Nitekim öğretide de; “…TCK’nun 31/2. maddesinde 12-15 yaş grubundaki kişilere işledikleri fiilin anlam ve sonuçlarını algılamaları ve davranışlarını yönlendirme yeteneklerinin bulunması halinde tedbir yerine ceza uygulaması öngörülmüştür” (Artuk, Gökcen, Yenidünya, Ceza Hukuku Genel Hükümler, Ankara, 2012, s. 494), “12-15 yaş arasındaki çocukların işlediği fiili algılama ve bu fiille ilgili olarak davranışlarını yönlendirme yeteneği varsa, bunlar hakkında yalnızca cezada indirime gitmekte, tedbir öngörülmemektedir” (Mahmut Koca-İlhan Üzülmez, Türk Ceza Kanunu Genel Hükümler, Ankara, Ekim 2012, s. 306; ), “…Türk Ceza Kanunu, ‘normatif olarak’ azalmış kusur yeteneği bulunduğunu kabul ederek, ceza sorumluluğu bulunan çocuk için, sadece ‘indirimli ceza’ öngörmekte ceza yanında çocuklara özgü güvenlik tedbiri uygulanmasını kabul etmemektedir.” (Feridun Yenisey, Mukayeseli Hukuk Açısından Ceza Sorumluluğu Yaşı Ceza Sorumluluğu Olmayan Çocuklar ve Gençler İçin Ceza Hukukunda Uygulanan Alternatif Yaptırımlar, UNICEF raporu, 07/05/2007)

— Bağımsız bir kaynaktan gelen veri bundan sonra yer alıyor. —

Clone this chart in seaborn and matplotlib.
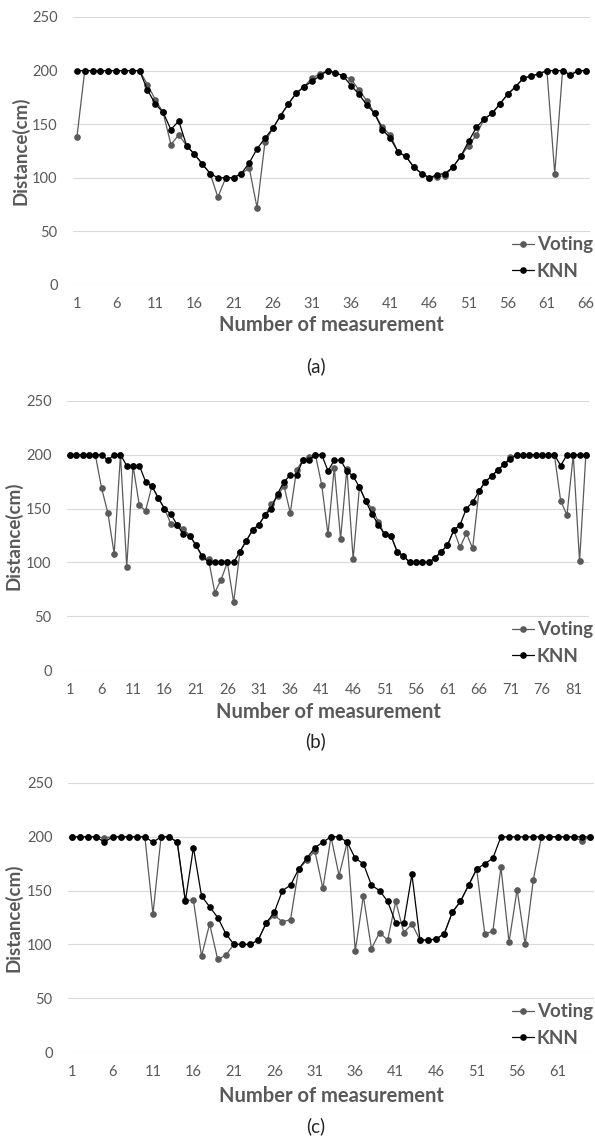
import numpy as np
import pandas as pd
import matplotlib.pyplot as plt
import seaborn as sns

sns.set_theme(style='white')
plt.rcParams['font.family'] = ['Lato', 'DejaVu Sans']

# (a) 66 measurements
knn_a = [200, 200, 200, 200, 200, 200, 200, 200, 200, 182,
         169, 161, 145, 153, 130, 122, 113, 104, 100, 100,
         100, 104, 114, 127, 137, 146, 158, 169, 179, 185,
         190, 195, 200, 198, 195, 186, 178, 168, 160, 145,
         137, 124, 120, 110, 104, 100, 103, 104, 110, 120,
         134, 147, 155, 160, 169, 178, 185, 193, 195, 197,
         200, 200, 200, 196, 200, 200]
vote_a = [138, 200, 200, 200, 200, 200, 200, 200, 200, 187,
          173, 161, 131, 140, 130, 122, 113, 104, 82, 100,
          100, 104, 109, 72, 133, 146, 158, 169, 179, 185,
          193, 197, 200, 198, 195, 192, 182, 172, 160, 147,
          140, 124, 120, 110, 104, 100, 101, 102, 110, 120,
          130, 140, 155, 160, 169, 178, 185, 193, 195, 197,
          200, 104, 200, 196, 200, 200]

# (b) 83 measurements
knn_b = [200, 200, 200, 200, 200, 200, 195, 200, 200, 190,
         190, 190, 175, 171, 160, 150, 145, 135, 126, 125,
         116, 106, 100, 100, 100, 100, 100, 110, 120, 130,
         135, 144, 150, 164, 175, 181, 181, 195, 195, 200,
         200, 185, 195, 195, 185, 180, 170, 157, 145, 135,
         126, 125, 110, 106, 100, 100, 100, 100, 104, 110,
         116, 130, 135, 150, 156, 166, 175, 180, 186, 191,
         196, 200, 200, 200, 200, 200, 200, 200, 190, 200,
         200, 200, 200]
vote_b = [200, 200, 200, 200, 200, 169, 146, 108, 200, 96,
          190, 153, 148, 171, 160, 150, 136, 135, 131, 125,
          116, 105, 103, 72, 84, 100, 63, 110, 120, 130,
          135, 144, 154, 162, 171, 146, 186, 195, 198, 200,
          172, 126, 188, 122, 187, 103, 170, 157, 150, 138,
          126, 125, 110, 106, 100, 100, 100, 100, 104, 110,
          116, 130, 114, 127, 113, 166, 175, 180, 186, 191,
          198, 200, 200, 200, 200, 200, 200, 200, 157, 144,
          200, 101, 200]

# (c) 65 measurements
knn_c = [200, 200, 200, 200, 195, 200, 200, 200, 200, 200,
         195, 200, 200, 195, 140, 190, 145, 135, 125, 110,
         100, 100, 100, 104, 120, 130, 150, 155, 170, 180,
         190, 195, 200, 200, 195, 180, 175, 155, 150, 140,
         120, 120, 165, 104, 104, 105, 110, 130, 140, 155,
         170, 175, 180, 200, 200, 200, 200, 200, 200, 200,
         200, 200, 200, 200, 200]
vote_c = [200, 200, 200, 200, 199, 200, 200, 200, 200, 200,
          128, 200, 200, 195, 141, 141, 89, 119, 86, 90,
          100, 100, 100, 104, 120, 127, 121, 123, 170, 178,
          187, 152, 200, 164, 195, 94, 145, 96, 111, 104,
          140, 111, 119, 104, 104, 105, 110, 130, 140, 155,
          170, 110, 112, 172, 102, 151, 100, 160, 200, 200,
          200, 200, 200, 196, 200]

y_ticks = [0, 50, 100, 150, 200, 250]
captions = ['(a)', '(b)', '(c)']

GREY = '#595959'
W, H = 595, 1142


def fx(x):
    return x / W


def fy(y):
    return 1 - y / H


fig = plt.figure(figsize=(W / 100, H / 100), dpi=100)

# pixel boxes: left, right, top(250), bottom(0); y-label column, x-label / caption rows
layout = [
    dict(l=73, r=590, t=17, b=285, yl=20, xl=325, cap=366),
    dict(l=67, r=589, t=401, b=670, yl=13, xl=712, cap=741),
    dict(l=68, r=594, t=783, b=1052, yl=13, xl=1096, cap=1126),
]
data = [(vote_a, knn_a), (vote_b, knn_b), (vote_c, knn_c)]

for (vote, knn), lay, cap in zip(data, layout, captions):
    ax = fig.add_axes([fx(lay['l']), fy(lay['b']),
                       (lay['r'] - lay['l']) / W, (lay['b'] - lay['t']) / H])
    n = len(knn)
    df = pd.DataFrame({'idx': np.arange(1, n + 1), 'Voting': vote, 'KNN': knn})
    sns.lineplot(data=df, x='idx', y='Voting', color='#5a5a5a', lw=0.9,
                 marker='o', markersize=4.8, markeredgewidth=0,
                 label='Voting', ax=ax)
    sns.lineplot(data=df, x='idx', y='KNN', color='#000000', lw=0.9,
                 marker='o', markersize=4.8, markeredgewidth=0,
                 label='KNN', ax=ax)
    ax.set_xlim(0.5, n + 0.5)
    ax.set_ylim(0, 250)
    ax.set_yticks(y_ticks)
    ax.set_xticks(np.arange(1, n + 1, 5))
    ax.grid(axis='y', color='#d9d9d9', lw=0.8)
    ax.set_axisbelow(True)
    for s in ax.spines.values():
        s.set_visible(False)
    ax.tick_params(length=0, labelsize=10.5, labelcolor=GREY)
    ax.tick_params(axis='y', pad=11)
    ax.tick_params(axis='x', pad=9)
    ax.set_xlabel('')
    ax.set_ylabel('')
    # legend right edge pinned near the picture's right border
    anchor_x = (593 - lay['l']) / (lay['r'] - lay['l'])
    ax.legend(loc='lower right', bbox_to_anchor=(anchor_x, 0.02),
              frameon=False, prop={'size': 13.5, 'weight': 'bold'},
              labelcolor=GREY, handlelength=1.2, handletextpad=0.15,
              labelspacing=0.5, borderpad=0, borderaxespad=0)
    fig.text(fx((lay['l'] + lay['r']) / 2), fy(lay['xl']), 'Number of measurement',
             ha='center', va='center', fontsize=14.5, fontweight='bold', color=GREY)
    fig.text(fx(lay['yl']), fy((lay['t'] + lay['b']) / 2), 'Distance(cm)', rotation=90,
             ha='center', va='center', fontsize=13.5, fontweight='bold', color=GREY)
    fig.text(fx(316), fy(lay['cap']), cap, ha='center', va='center',
             fontsize=13.5, color='#222222')

fig.savefig('out.png', dpi=100)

Bu açıklamalar ışığında; suç tarihinde on beş yaşını doldurmuş olup 18 yaşını doldurmamış suça sürüklenen çocuk hakkında 5395 sayılı Çocuk Koruma Kanunu’nun 5. maddesinde düzenlenen danışmanlık tedbirine hükmedilemeyeceğinin gözetilmemesi,
c- 6545 sayılı Kanunun 72. maddesiyle, CMK’nın 231/8. maddesinde yapılan değişikliğin suç tarihi itibariyle yürürlükte olmaması nedeniyle, CMK’nın 231/6-b maddesi gereğince kişilik özellikleri ile duruşmadaki tutum ve davranışları irdelenip sanığın yeniden suç işleyip işlemeyeceği yönünde nasıl bir kanaate varıldığı açıklanmadan “sabıkasında HAGB kaydı bulunduğundan takdiren” biçimindeki kanuni olmayan gerekçeyle, hükmün açıklanmasının geri bırakılmasına yer olmadığına karar verilmesi,
Kanuna aykırı ve suça sürüklenen çocuk … müdafiinin temyiz nedenleri yerinde görüldüğünden, tebliğnameye uygun olarak HÜKÜMLERİN BOZULMASINA, yeniden hüküm kurulurken 1412 sayılı CMUK’nın 326/son maddesinin gözetilmesine, yargılamanın bozma öncesi aşamadan başlayarak sürdürülüp sonuçlandırılmak üzere dosyanın esas/hüküm mahkemesine gönderilmesine, 14/03/2019 tarihinde oy birliğiyle karar verildi.